## AIM OF THE EXERCISE
Each line in the material below, starting at the one with "Write the Bokeh code for this chart." and ending at the one with "0.508, 0.478, 0.440, 0.345, 0.248, 0.178, 0.108]", is to be reproduced exactly; no picture is to be copied.

## DATASET ROWS

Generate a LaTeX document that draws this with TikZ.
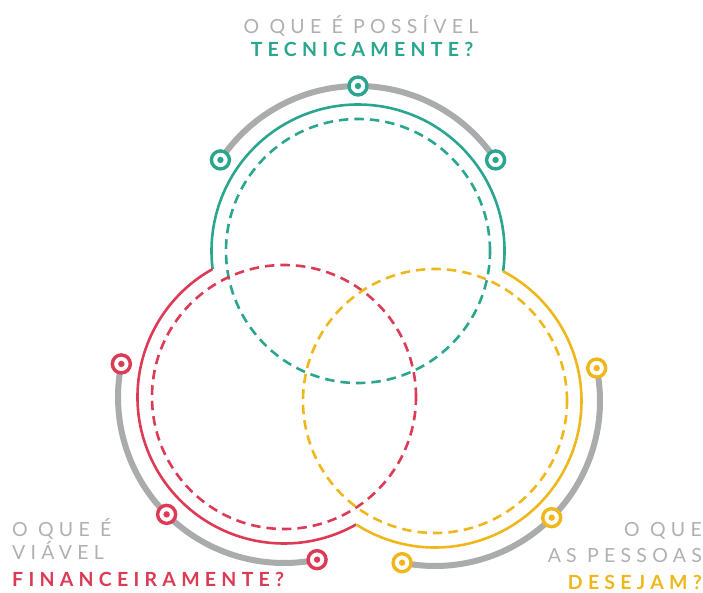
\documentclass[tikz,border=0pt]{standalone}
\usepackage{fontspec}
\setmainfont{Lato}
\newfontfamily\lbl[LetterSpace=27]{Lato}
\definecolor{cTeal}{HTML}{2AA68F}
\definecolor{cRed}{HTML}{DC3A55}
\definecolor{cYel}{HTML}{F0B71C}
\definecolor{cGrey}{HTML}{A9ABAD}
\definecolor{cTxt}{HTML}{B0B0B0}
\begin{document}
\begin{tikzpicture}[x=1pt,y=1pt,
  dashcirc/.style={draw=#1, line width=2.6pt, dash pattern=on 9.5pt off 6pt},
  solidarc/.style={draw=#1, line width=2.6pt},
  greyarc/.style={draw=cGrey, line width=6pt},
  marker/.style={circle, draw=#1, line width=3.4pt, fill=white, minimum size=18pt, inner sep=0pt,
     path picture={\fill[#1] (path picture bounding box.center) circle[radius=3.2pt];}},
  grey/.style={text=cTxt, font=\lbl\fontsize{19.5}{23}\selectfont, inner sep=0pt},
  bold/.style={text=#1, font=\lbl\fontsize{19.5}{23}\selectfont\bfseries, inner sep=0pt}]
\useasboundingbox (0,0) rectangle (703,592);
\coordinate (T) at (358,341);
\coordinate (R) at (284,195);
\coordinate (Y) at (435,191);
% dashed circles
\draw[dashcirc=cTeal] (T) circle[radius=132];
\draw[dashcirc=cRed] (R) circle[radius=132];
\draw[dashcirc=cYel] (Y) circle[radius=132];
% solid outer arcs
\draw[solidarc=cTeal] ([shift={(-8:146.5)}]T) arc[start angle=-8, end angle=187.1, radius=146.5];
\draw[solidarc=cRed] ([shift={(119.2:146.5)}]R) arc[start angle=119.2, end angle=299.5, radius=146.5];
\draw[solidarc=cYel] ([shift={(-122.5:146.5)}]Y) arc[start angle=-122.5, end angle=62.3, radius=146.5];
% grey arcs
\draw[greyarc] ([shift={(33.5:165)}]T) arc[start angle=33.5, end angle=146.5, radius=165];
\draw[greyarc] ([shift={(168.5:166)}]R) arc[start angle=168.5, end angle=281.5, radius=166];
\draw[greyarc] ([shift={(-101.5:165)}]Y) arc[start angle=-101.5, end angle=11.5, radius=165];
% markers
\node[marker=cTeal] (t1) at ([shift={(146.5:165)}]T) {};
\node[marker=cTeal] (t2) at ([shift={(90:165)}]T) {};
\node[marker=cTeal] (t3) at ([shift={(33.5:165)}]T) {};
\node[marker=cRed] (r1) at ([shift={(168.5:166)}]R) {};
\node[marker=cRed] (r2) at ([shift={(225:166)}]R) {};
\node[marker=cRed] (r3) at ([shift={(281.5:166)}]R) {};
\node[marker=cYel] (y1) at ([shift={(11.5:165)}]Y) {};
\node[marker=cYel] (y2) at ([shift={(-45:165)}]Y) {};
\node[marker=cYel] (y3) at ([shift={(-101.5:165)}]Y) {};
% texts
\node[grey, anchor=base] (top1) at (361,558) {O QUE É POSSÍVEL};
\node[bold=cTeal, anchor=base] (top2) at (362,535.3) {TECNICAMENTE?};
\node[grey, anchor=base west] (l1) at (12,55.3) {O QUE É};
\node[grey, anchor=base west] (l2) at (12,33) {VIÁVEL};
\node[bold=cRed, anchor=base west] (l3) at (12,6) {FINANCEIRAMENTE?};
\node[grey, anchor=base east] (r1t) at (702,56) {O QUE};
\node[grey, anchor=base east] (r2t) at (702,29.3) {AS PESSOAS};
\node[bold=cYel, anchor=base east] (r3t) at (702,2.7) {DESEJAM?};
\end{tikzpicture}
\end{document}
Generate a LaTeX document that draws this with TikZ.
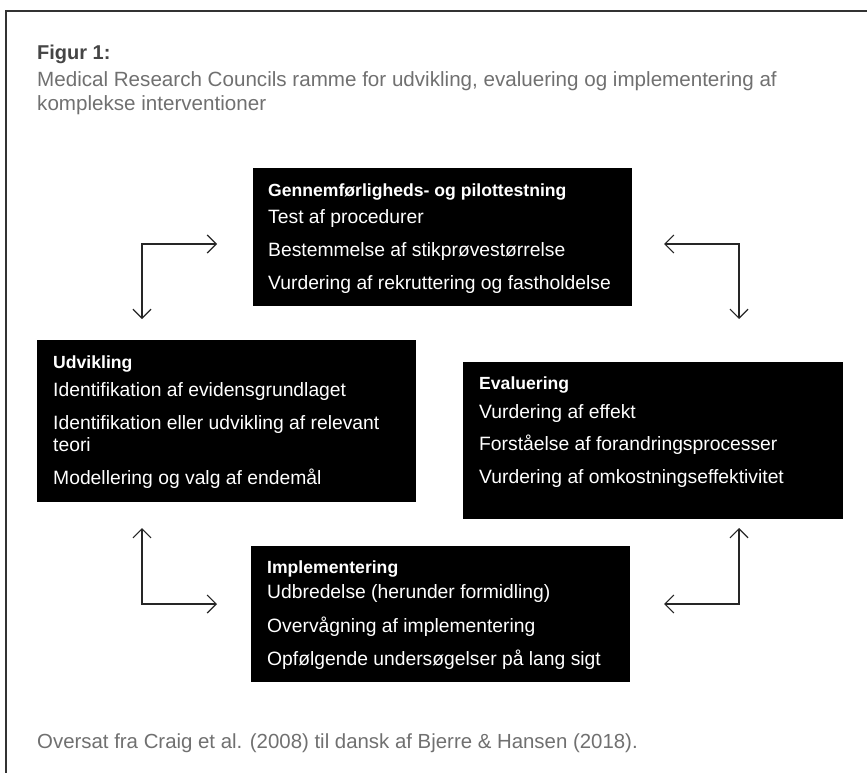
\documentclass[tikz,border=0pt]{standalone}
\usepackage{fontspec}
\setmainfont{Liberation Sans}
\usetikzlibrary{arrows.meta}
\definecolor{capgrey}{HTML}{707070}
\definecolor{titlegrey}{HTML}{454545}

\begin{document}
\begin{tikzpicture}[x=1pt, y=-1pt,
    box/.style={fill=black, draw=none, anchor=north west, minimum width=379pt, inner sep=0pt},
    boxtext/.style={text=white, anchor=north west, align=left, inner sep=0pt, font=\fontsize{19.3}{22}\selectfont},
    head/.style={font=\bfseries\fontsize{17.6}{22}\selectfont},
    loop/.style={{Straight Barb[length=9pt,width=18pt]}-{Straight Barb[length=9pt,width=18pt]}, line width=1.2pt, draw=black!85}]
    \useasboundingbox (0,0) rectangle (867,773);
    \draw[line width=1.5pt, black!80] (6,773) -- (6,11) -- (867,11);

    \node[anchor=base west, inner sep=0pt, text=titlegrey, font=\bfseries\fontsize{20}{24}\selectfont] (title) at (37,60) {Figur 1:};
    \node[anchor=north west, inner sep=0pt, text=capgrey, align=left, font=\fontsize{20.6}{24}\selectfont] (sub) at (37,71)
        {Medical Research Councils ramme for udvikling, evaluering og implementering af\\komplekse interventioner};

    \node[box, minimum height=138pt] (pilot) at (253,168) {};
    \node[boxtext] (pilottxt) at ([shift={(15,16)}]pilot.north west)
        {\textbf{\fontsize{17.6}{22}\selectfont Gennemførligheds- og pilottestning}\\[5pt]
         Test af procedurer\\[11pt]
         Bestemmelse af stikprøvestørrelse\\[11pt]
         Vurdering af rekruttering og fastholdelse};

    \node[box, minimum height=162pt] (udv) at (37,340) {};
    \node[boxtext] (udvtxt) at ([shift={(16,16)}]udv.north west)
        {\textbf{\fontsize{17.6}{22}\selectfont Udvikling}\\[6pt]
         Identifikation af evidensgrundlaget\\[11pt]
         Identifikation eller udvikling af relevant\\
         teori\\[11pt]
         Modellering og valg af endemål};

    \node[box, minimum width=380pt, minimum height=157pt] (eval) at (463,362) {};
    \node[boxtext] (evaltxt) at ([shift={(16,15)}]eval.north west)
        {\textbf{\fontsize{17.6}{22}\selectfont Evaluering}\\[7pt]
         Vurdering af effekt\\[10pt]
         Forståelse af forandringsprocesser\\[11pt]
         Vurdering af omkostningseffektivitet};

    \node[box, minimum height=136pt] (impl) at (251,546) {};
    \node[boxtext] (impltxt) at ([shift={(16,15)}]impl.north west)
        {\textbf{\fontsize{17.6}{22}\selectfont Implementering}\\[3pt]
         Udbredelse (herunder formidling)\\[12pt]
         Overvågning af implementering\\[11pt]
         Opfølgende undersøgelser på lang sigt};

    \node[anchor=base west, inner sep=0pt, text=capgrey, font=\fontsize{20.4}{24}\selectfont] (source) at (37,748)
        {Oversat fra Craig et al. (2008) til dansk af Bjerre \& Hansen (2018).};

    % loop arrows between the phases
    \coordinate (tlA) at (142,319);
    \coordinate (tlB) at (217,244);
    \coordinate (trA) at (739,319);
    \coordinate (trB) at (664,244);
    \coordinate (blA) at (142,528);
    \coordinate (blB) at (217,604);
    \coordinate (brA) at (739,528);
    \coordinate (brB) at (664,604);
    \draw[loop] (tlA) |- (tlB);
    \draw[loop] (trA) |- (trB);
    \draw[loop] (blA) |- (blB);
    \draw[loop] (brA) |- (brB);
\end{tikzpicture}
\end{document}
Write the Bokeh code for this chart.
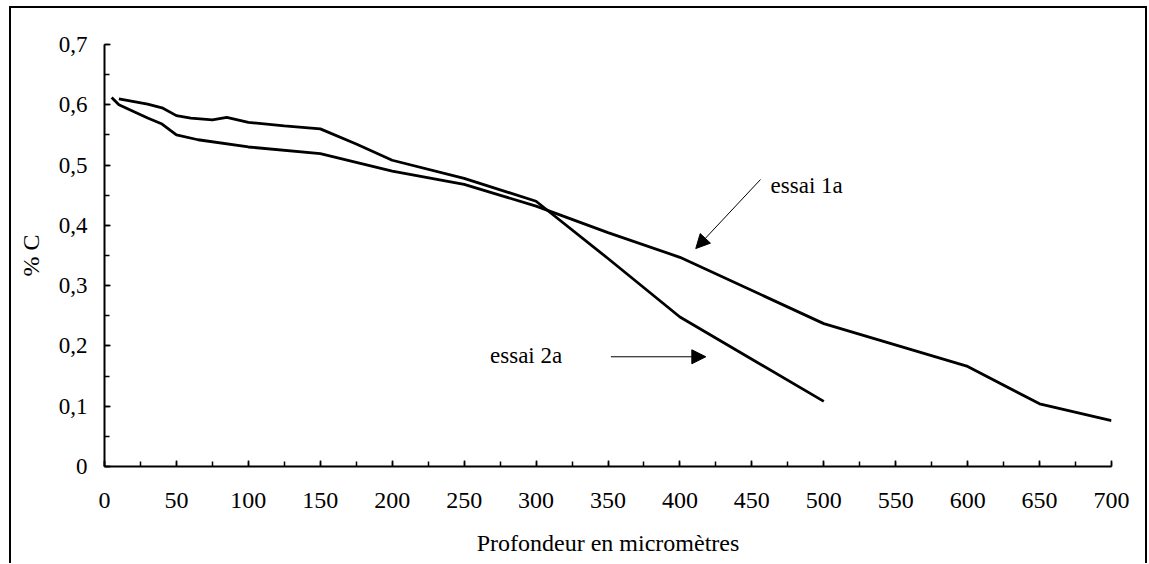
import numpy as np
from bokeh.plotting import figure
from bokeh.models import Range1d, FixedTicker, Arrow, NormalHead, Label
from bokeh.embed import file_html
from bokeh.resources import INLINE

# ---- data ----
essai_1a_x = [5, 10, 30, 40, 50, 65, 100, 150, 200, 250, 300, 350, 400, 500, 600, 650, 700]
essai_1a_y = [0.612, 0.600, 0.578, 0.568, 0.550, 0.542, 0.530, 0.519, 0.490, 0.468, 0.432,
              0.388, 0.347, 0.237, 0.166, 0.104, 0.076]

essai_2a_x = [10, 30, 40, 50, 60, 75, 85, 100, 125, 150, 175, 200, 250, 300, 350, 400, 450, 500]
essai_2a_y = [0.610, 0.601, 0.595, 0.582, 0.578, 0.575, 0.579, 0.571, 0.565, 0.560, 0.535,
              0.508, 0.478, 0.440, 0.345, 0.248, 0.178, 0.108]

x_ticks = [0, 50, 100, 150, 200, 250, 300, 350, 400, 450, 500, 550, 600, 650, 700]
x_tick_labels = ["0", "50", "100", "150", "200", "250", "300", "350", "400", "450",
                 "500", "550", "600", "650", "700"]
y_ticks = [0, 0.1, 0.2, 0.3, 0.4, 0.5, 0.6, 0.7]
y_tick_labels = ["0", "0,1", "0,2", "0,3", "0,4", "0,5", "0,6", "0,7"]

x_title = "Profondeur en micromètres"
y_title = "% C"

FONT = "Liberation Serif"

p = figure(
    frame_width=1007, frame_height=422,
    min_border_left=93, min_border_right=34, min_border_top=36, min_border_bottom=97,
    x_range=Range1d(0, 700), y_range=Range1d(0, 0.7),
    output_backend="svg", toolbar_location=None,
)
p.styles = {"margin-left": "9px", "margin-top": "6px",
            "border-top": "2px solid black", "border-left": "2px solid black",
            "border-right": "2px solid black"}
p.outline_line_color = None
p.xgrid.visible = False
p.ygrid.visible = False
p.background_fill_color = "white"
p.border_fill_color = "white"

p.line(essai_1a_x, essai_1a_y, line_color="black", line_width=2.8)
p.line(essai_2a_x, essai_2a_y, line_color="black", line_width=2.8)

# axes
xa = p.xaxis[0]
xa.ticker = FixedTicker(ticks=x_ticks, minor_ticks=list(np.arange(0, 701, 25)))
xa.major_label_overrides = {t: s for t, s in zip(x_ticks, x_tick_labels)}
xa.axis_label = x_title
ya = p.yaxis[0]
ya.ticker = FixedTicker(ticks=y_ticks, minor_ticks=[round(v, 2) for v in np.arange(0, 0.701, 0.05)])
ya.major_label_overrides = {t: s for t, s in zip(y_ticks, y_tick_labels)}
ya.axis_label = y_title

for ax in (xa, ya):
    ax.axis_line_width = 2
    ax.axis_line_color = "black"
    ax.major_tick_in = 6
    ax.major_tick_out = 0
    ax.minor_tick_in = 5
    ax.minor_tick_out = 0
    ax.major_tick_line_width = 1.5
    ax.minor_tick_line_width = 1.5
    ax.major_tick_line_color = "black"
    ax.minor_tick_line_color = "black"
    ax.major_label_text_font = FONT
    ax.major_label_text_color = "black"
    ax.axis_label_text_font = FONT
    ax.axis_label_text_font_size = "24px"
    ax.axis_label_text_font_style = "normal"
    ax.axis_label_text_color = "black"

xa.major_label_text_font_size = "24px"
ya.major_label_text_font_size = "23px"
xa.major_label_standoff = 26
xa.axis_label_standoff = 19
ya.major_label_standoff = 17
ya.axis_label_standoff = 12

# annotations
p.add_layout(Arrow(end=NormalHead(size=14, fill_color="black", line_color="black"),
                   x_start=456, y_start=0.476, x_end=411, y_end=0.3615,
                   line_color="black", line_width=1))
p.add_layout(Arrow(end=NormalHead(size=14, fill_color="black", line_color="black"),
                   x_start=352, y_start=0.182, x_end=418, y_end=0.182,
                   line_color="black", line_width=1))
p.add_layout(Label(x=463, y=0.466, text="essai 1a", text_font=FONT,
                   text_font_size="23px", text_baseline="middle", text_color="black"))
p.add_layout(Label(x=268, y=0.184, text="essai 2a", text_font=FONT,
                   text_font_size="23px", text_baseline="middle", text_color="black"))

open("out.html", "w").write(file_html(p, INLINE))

## EXPECTED ANSWER
Write the Bokeh code for this chart.
import numpy as np
from bokeh.plotting import figure
from bokeh.models import Range1d, FixedTicker, Arrow, NormalHead, Label
from bokeh.embed import file_html
from bokeh.resources import INLINE

# ---- data ----
essai_1a_x = [5, 10, 30, 40, 50, 65, 100, 150, 200, 250, 300, 350, 400, 500, 600, 650, 700]
essai_1a_y = [0.612, 0.600, 0.578, 0.568, 0.550, 0.542, 0.530, 0.519, 0.490, 0.468, 0.432,
              0.388, 0.347, 0.237, 0.166, 0.104, 0.076]

essai_2a_x = [10, 30, 40, 50, 60, 75, 85, 100, 125, 150, 175, 200, 250, 300, 350, 400, 450, 500]
essai_2a_y = [0.610, 0.601, 0.595, 0.582, 0.578, 0.575, 0.579, 0.571, 0.565, 0.560, 0.535,
              0.508, 0.478, 0.440, 0.345, 0.248, 0.178, 0.108]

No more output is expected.